What they mean by this right is that specific affirmative steps need to be taken, in managing the economy, to achieve "full employment" -- a level of employment that ensures that anyone seeking a job can find one. They distinguish between job security -- keeping the job one currently has -- and employment security -- having confidence that one will find a job somewhere in the current economy. The former demand implies economic rigidity, whereas the latter is compatible with substantial economic flexibility. They accept the point that achieving this goal will often mean creating a program of public employment.

Whenever the actual unemployment rate exceeded 2 percent in a local area, the federal government should make funds available to local governments to finance guaranteed public employment for anyone who needs and is able to work. (276)

In addition to a government-backed right to employment, BGW argue for substantial institutional reforms in the direction of ensuring greater workplace democracy. This might take the form of expanded roles for labor unions in the organization and direction of the workplace, or it might look more like the systems of works councils found in various European countries (link).

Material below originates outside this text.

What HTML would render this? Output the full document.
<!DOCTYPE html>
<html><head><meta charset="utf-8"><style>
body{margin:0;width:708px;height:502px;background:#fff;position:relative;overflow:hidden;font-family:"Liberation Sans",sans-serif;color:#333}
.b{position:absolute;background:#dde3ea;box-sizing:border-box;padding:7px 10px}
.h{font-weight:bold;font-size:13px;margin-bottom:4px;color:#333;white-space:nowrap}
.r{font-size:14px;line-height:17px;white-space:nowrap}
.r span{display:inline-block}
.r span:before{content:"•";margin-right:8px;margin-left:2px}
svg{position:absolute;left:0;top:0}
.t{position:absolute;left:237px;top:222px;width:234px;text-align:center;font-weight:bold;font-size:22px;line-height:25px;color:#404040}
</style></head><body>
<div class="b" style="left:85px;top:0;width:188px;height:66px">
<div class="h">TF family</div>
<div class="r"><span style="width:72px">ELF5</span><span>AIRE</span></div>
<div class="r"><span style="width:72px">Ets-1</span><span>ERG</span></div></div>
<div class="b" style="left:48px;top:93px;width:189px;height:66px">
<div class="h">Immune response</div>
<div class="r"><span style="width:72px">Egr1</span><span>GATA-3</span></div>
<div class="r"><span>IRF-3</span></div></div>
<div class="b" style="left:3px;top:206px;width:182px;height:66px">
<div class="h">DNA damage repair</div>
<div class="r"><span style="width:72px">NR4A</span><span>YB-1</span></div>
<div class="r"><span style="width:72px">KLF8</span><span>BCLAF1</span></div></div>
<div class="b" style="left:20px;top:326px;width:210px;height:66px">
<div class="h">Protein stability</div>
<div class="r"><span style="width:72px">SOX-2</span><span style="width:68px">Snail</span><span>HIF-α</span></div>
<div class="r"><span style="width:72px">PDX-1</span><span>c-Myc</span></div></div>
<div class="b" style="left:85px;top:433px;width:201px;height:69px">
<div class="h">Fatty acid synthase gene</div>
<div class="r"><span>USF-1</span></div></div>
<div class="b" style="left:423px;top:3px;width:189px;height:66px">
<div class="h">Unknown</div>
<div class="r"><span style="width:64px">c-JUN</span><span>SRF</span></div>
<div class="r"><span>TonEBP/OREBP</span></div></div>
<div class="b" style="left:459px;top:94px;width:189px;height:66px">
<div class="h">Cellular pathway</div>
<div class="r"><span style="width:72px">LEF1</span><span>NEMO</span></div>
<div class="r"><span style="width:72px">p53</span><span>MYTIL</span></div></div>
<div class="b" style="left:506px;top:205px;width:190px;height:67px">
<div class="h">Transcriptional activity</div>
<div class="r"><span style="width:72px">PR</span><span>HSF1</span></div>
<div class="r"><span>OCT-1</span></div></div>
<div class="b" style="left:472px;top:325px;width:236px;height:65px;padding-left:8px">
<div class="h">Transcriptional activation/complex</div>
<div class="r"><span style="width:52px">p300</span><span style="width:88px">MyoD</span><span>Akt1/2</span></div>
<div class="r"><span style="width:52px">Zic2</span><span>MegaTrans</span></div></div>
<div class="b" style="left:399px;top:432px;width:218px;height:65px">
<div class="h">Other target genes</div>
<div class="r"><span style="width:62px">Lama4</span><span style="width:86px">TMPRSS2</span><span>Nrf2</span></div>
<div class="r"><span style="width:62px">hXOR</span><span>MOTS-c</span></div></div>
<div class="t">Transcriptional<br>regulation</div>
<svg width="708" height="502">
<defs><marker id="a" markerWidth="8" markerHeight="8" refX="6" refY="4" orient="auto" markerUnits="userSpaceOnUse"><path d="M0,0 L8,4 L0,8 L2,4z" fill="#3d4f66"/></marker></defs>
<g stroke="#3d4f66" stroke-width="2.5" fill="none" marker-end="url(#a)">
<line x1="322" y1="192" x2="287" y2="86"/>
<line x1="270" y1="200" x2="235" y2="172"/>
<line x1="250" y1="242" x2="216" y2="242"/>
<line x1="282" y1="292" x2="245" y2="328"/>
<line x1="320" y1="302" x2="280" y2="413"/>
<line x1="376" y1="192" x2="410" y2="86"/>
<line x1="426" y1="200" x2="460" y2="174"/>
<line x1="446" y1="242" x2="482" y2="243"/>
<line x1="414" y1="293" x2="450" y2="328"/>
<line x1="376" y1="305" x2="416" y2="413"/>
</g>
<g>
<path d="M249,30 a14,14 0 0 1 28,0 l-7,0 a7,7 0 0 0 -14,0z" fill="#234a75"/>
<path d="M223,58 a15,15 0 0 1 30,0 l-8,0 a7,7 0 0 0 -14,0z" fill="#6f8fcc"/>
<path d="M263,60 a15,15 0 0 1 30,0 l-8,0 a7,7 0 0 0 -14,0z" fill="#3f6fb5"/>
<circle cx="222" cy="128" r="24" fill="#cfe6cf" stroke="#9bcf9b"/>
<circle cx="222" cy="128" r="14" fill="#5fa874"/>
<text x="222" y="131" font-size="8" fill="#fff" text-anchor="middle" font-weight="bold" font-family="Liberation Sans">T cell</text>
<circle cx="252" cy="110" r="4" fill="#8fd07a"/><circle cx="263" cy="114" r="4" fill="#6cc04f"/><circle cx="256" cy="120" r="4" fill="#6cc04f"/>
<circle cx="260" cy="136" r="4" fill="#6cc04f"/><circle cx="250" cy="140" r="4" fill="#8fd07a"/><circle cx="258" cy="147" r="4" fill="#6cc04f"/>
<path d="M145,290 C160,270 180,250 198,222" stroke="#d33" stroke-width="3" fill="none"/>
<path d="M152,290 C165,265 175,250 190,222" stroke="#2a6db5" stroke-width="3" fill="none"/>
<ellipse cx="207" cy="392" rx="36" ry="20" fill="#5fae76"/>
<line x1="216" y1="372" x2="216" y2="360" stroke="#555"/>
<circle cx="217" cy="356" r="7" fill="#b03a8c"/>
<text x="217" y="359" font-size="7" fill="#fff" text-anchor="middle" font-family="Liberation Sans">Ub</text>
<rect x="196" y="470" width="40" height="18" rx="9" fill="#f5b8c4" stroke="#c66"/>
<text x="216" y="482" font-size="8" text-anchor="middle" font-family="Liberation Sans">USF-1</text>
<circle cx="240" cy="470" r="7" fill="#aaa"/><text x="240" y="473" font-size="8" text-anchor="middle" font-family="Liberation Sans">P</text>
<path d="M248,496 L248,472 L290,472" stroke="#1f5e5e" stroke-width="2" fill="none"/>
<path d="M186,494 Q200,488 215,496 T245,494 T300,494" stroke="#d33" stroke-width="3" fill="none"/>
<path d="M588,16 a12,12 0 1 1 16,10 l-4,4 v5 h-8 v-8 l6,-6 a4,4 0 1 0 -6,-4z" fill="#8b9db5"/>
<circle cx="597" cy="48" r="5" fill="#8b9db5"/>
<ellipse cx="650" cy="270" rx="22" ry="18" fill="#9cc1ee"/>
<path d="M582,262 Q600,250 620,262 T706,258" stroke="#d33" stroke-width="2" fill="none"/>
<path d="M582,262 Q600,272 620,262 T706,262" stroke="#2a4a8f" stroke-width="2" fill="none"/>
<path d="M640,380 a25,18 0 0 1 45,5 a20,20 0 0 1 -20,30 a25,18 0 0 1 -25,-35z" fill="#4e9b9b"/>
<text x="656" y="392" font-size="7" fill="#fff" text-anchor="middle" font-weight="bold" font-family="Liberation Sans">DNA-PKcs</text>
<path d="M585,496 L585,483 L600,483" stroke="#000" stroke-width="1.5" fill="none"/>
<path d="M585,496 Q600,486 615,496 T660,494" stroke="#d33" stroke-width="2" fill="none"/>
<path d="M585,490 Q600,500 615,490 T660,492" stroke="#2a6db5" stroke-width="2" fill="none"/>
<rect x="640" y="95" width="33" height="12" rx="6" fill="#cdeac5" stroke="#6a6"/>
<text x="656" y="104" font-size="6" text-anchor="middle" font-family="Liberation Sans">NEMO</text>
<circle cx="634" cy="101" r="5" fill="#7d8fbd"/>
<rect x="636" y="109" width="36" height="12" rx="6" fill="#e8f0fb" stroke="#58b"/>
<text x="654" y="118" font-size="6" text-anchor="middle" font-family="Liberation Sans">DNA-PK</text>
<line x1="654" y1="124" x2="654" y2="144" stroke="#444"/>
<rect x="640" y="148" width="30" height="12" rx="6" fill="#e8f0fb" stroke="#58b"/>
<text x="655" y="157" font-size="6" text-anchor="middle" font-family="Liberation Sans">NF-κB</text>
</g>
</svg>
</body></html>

They believe that greater workplace democracy is likely to increase labor productivity, as workers have a stronger incentive to work efficiently and intelligently.

These policy recommendations may have appeared difficult in 1983; they seem wildly unreal in the context of mainstream American assumptions today about the way a market economy works and the role government should play within that economy.

The picture that Bowles, Gordon and Weisskopf offer of the economy of the 1980s is bleak. But on the dimensions of slack economic growth, high unemployment, and stagnant incomes for the great majority of the working population, the evidence of the past ten years seems to be even worse. The graph at the top seems to document that reality: slack growth for low and middle income workers has persisted, and inequalities have continued to increase since 1980.

What is striking in rereading the book is how refreshing it is to find a critical view of the basic structures of the post-war economy that highlights imbalances of power and income as the key problems. It is hard to think of a serious economic analysis of our current conditions that is as honest in confronting these fundamental structural realities. And yet the solutions that BGW offer don't seem to be very promising today.

So we urgently need to pose the key question: What are the reforms within our contemporary economic institutions that can help to bring up the incomes of the bottom sixty percent of our society and help to compress the growing inequalities of income that we have witnessed in the past twenty years? How can we achieve growth with equity and a decent quality of life for all Americans? And where are the bold thinkers who can help us answer these questions?